I’ve got the same story going on in my back yard. We had a new garage installed last year, and we’ve got to cover about 18 inches of unsightly concrete that now rises above the grass. The drip line from the garage roof is only about 9 inches wide, so I’m limited in my plant choices. I’ve spent the past 12 months mulling over what I want to add. I’ve finally figured out what I’ll plant for the most part. The sad fact is I simply can’t get it all at once – no matter how much I want it. But hey – at least I can get started.

Just like with my front yard, I can dig out the back garden – which will save me a lot of work come spring – and I can plant my bulbs. The tulips and daffodils will rise out of the ground come April and May, distracting our family and visitors from the ugly concrete and buying me some time until I can afford my other plants that’ll camouflage the area year-round.
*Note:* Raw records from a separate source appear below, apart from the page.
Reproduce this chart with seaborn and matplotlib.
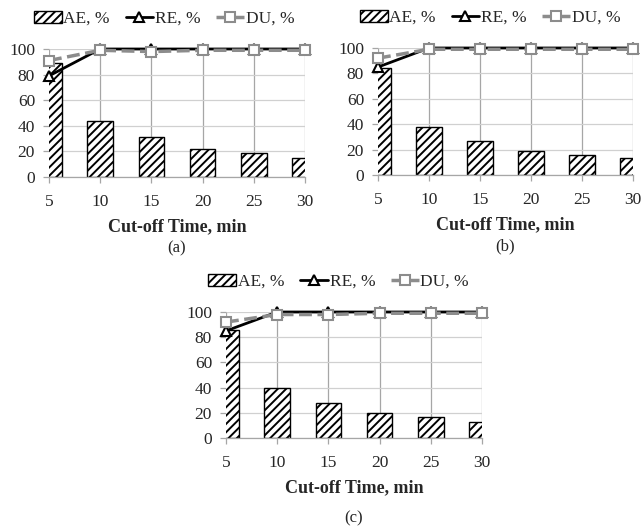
import matplotlib
matplotlib.use("Agg")
import matplotlib.pyplot as plt
import seaborn as sns
import pandas as pd

sns.set_theme(style="white")
plt.rcParams['font.family'] = ['Liberation Serif', 'DejaVu Serif']
plt.rcParams['hatch.linewidth'] = 1.4

cutoff = [5, 10, 15, 20, 25, 30]
ae_a = [89, 44, 31, 22, 19, 15]
re_a = [79, 100, 100, 100, 100, 100]
du_a = [91, 99, 98, 99, 99, 99]
ae_b = [84, 38, 27, 19, 16, 13]
re_b = [85, 100, 100, 100, 100, 100]
du_b = [92, 99, 99, 99, 99, 99]
ae_c = [86, 40, 28, 20, 17, 13]
re_c = [85, 100, 100, 100, 100, 100]
du_c = [92, 98, 98, 99, 99, 99]
panel_labels = ['(a)', '(b)', '(c)']
yticks = [0, 20, 40, 60, 80, 100]

W, H = 643, 529
fig = plt.figure(figsize=(W / 100, H / 100), dpi=100)

def rect(x0, x1, ytop, ybot):
    return [x0 / W, (H - ybot) / H, (x1 - x0) / W, (ybot - ytop) / H]

rects = [rect(49, 305, 49, 177), rect(378, 633, 48, 175), rect(226, 482, 312, 438)]
datasets = [(ae_a, re_a, du_a), (ae_b, re_b, du_b), (ae_c, re_c, du_c)]
legend_x = [0.45, 0.44, 0.44]
label_y = [-0.56, -0.56, -0.64]

for r, (ae, re_, du), lab, lx, ly in zip(rects, datasets, panel_labels, legend_x, label_y):
    ax = fig.add_axes(r)
    df = pd.DataFrame({'t': cutoff, 'AE': ae, 'RE': re_, 'DU': du})
    sns.barplot(data=df, x='t', y='AE', native_scale=True, width=0.5, color='white',
                edgecolor='black', linewidth=1.0, hatch='////', saturation=1,
                label='AE, %', ax=ax, zorder=2)
    sns.lineplot(data=df, x='t', y='RE', color='black', linewidth=2.0, marker='^',
                 markersize=7, markerfacecolor='white', markeredgecolor='black',
                 markeredgewidth=1.5, label='RE, %', ax=ax, zorder=3, clip_on=False)
    sns.lineplot(data=df, x='t', y='DU', color='#8c8c8c', linewidth=2.5, linestyle='--',
                 marker='s', markersize=6.5, markerfacecolor='white', markeredgecolor='#8c8c8c',
                 markeredgewidth=1.5, label='DU, %', ax=ax, zorder=4, clip_on=False)
    ax.set_xlim(5, 30)
    ax.set_ylim(0, 100)
    ax.set_xticks(cutoff)
    ax.set_yticks(yticks)
    ax.xaxis.grid(True, color='#a6a6a6', linewidth=0.9)
    ax.yaxis.grid(True, color='#d0d0d0', linewidth=0.9)
    ax.set_axisbelow(True)
    for s in ['top', 'right', 'left']:
        ax.spines[s].set_visible(False)
    ax.spines['bottom'].set_color('#a6a6a6')
    ax.spines['bottom'].set_linewidth(0.9)
    ax.tick_params(axis='both', which='both', length=4, width=0.9, color='#a6a6a6',
                   labelsize=12.5, pad=6, direction='out', bottom=True, left=True)
    ax.tick_params(axis='x', pad=8)
    ax.set_xlabel('Cut-off Time, min', fontsize=13, fontweight='bold', labelpad=6)
    ax.set_ylabel('')
    handles, labels = ax.get_legend_handles_labels()
    order = [labels.index(l) for l in ['AE, %', 'RE, %', 'DU, %']]
    ax.legend([handles[i] for i in order], [labels[i] for i in order],
              loc='lower center', bbox_to_anchor=(lx, 1.12), ncol=3, frameon=False,
              fontsize=12.5, handlelength=1.6, handletextpad=0.1, columnspacing=0.9,
              borderaxespad=0)
    ax.text(0.5, ly, lab, transform=ax.transAxes, ha='center', va='center', fontsize=12)

fig.savefig('out.png', dpi=100)
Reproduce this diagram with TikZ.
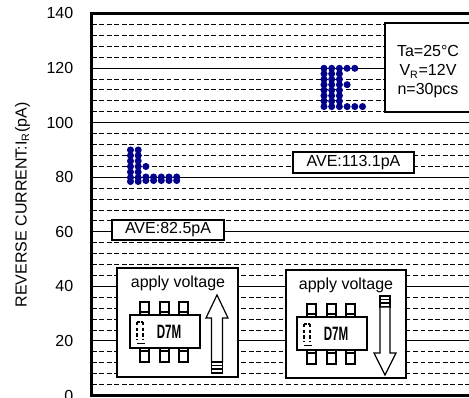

Of course, this still leaves me with the task of finding my tree for the front yard. I’ve got my mind set on one of two: redbud or smoketree. I want to find something good, but I don’t want to pay an arm and a leg for it. And now’s the perfect time to look: Garden centers are just heating up for fall planting – a great time to plant many trees – so the selection should be pretty good. I plan to shop around and find not only a high-quality plant, but one at a good price and with a nice guarantee. That way if something goes wrong, I can bring in the receipt (and my dead tree) and get my money back.

The same goes for my bulbs. I got my first bulb catalog in mid-August. Before I order anything, I’m gonna shop around. And shop early – before everything gets picked over and I’m left with whatever no one else wanted.

The nice thing about gardening on a budget is that I’ll be sure to spend my money on what I definitely want – and focus on the major features of my garden. And I’ve still got time to decide what I want to fill in my spaces. Whether I’ll want to purchase some new containers to incorporate into my front yard beds come spring or add some blooming beauties that I grow from seed, I’ve got all winter to figure it out. And come spring, I’ll be itchin’ to get out and plant my pre-prepared garden so our family can enjoy the beauty all summer long. (Now where’s my trowel?)